Written problem
Repeat all of the material below exactly as written, images excluded.

Stored data
┌──
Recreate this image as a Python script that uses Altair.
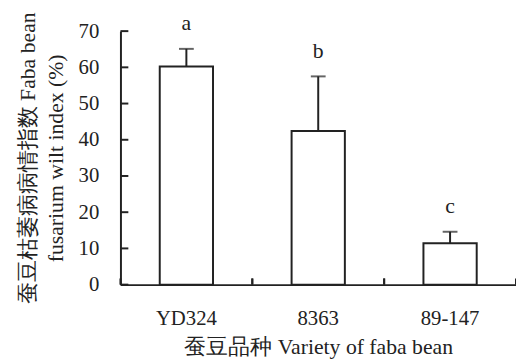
import altair as alt
import pandas as pd

varieties = ["YD324", "8363", "89-147"]
means = [60.2, 42.4, 11.4]
errors = [4.9, 15.1, 3.2]
letters = ["a", "b", "c"]
y_ticks = [0, 10, 20, 30, 40, 50, 60, 70]

df = pd.DataFrame({"variety": varieties, "mean": means, "err": errors, "letter": letters})
df["upper"] = df["mean"] + df["err"]
ticks_df = pd.DataFrame({"v": y_ticks})

FONT = "Liberation Serif"
INK = "#222222"

xscale = alt.Scale(domain=varieties, paddingInner=0, paddingOuter=0)
yscale = alt.Scale(domain=[0, 70], nice=False)

base = alt.Chart(df)

bars = base.mark_bar(size=54, fill="white", stroke=INK, strokeWidth=2).encode(
    x=alt.X("variety:N", scale=xscale, sort=varieties,
            axis=alt.Axis(title="蚕豆品种 Variety of faba bean", labelAngle=0, ticks=False,
                          labelPadding=23, titlePadding=9)),
    y=alt.Y("mean:Q", scale=yscale,
            axis=alt.Axis(title=["蚕豆枯萎病病情指数 Faba bean", "fusarium wilt index (%)"],
                          values=y_ticks, tickCount=8, ticks=False, labelPadding=22,
                          titlePadding=11, titleLineHeight=28, labelOverlap=False)),
)

err_rule = base.mark_rule(color=INK, strokeWidth=2).encode(
    x=alt.X("variety:N", sort=varieties), y="mean:Q", y2="upper:Q")

err_cap = base.mark_tick(color=INK, size=15, thickness=2).encode(
    x=alt.X("variety:N", sort=varieties), y="upper:Q")

labels = base.mark_text(font=FONT, fontSize=22, color=INK, dy=-19, baseline="alphabetic").encode(
    x=alt.X("variety:N", sort=varieties), y="upper:Q", text="letter:N")

yticks = alt.Chart(ticks_df).mark_rule(color=INK, strokeWidth=2).encode(
    y="v:Q", x=alt.value(0), x2=alt.value(8))

xticks_l = base.mark_rule(color=INK, strokeWidth=2).encode(
    x=alt.X("variety:N", sort=varieties, bandPosition=0),
    y=alt.Y(datum=0), y2=alt.Y2(datum=1.7))
xticks_r = base.mark_rule(color=INK, strokeWidth=2).encode(
    x=alt.X("variety:N", sort=varieties, bandPosition=1),
    y=alt.Y(datum=0), y2=alt.Y2(datum=1.7))

chart = alt.layer(bars, err_rule, err_cap, labels, yticks, xticks_l, xticks_r).properties(
    width=401, height=257,
    background="white",
    autosize=alt.AutoSizeParams(type="none"),
    padding={"left": 114, "top": 21, "right": 0, "bottom": 76},
).configure_view(stroke=None).configure_axis(
    domainColor=INK, domainWidth=2, grid=False,
    labelFont=FONT, labelFontSize=21, labelColor=INK,
    titleFont=FONT, titleFontSize=22, titleColor=INK, titleFontWeight="normal",
).configure_axisY(tickCount=8, labelOverlap=False)

chart.save("out.html", embed_options={"renderer": "svg", "actions": False})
└──
Finished answer
Recreate this image as a Python script that uses Altair.
import altair as alt
import pandas as pd

varieties = ["YD324", "8363", "89-147"]
means = [60.2, 42.4, 11.4]
errors = [4.9, 15.1, 3.2]
letters = ["a", "b", "c"]
y_ticks = [0, 10, 20, 30, 40, 50, 60, 70]

df = pd.DataFrame({"variety": varieties, "mean": means, "err": errors, "letter": letters})
df["upper"] = df["mean"] + df["err"]
ticks_df = pd.DataFrame({"v": y_ticks})

FONT = "Liberation Serif"
INK = "#222222"

xscale = alt.Scale(domain=varieties, paddingInner=0, paddingOuter=0)
yscale = alt.Scale(domain=[0, 70], nice=False)

base = alt.Chart(df)

bars = base.mark_bar(size=54, fill="white", stroke=INK, strokeWidth=2).encode(
    x=alt.X("variety:N", scale=xscale, sort=varieties,
            axis=alt.Axis(title="蚕豆品种 Variety of faba bean", labelAngle=0, ticks=False,
                          labelPadding=23, titlePadding=9)),
    y=alt.Y("mean:Q", scale=yscale,
            axis=alt.Axis(title=["蚕豆枯萎病病情指数 Faba bean", "fusarium wilt index (%)"],
                          values=y_ticks, tickCount=8, ticks=False, labelPadding=22,
                          titlePadding=11, titleLineHeight=28, labelOverlap=False)),
)

err_rule = base.mark_rule(color=INK, strokeWidth=2).encode(
    x=alt.X("variety:N", sort=varieties), y="mean:Q", y2="upper:Q")

err_cap = base.mark_tick(color=INK, size=15, thickness=2).encode(
    x=alt.X("variety:N", sort=varieties), y="upper:Q")

labels = base.mark_text(font=FONT, fontSize=22, color=INK, dy=-19, baseline="alphabetic").encode(
    x=alt.X("variety:N", sort=varieties), y="upper:Q", text="letter:N")

yticks = alt.Chart(ticks_df).mark_rule(color=INK, strokeWidth=2).encode(
    y="v:Q", x=alt.value(0), x2=alt.value(8))

xticks_l = base.mark_rule(color=INK, strokeWidth=2).encode(
    x=alt.X("variety:N", sort=varieties, bandPosition=0),
    y=alt.Y(datum=0), y2=alt.Y2(datum=1.7))
xticks_r = base.mark_rule(color=INK, strokeWidth=2).encode(
    x=alt.X("variety:N", sort=varieties, bandPosition=1),
    y=alt.Y(datum=0), y2=alt.Y2(datum=1.7))

chart = alt.layer(bars, err_rule, err_cap, labels, yticks, xticks_l, xticks_r).properties(
    width=401, height=257,
    background="white",
    autosize=alt.AutoSizeParams(type="none"),
    padding={"left": 114, "top": 21, "right": 0, "bottom": 76},
).configure_view(stroke=None).configure_axis(
    domainColor=INK, domainWidth=2, grid=False,
    labelFont=FONT, labelFontSize=21, labelColor=INK,
    titleFont=FONT, titleFontSize=22, titleColor=INK, titleFontWeight="normal",
).configure_axisY(tickCount=8, labelOverlap=False)

chart.save("out.html", embed_options={"renderer": "svg", "actions": False})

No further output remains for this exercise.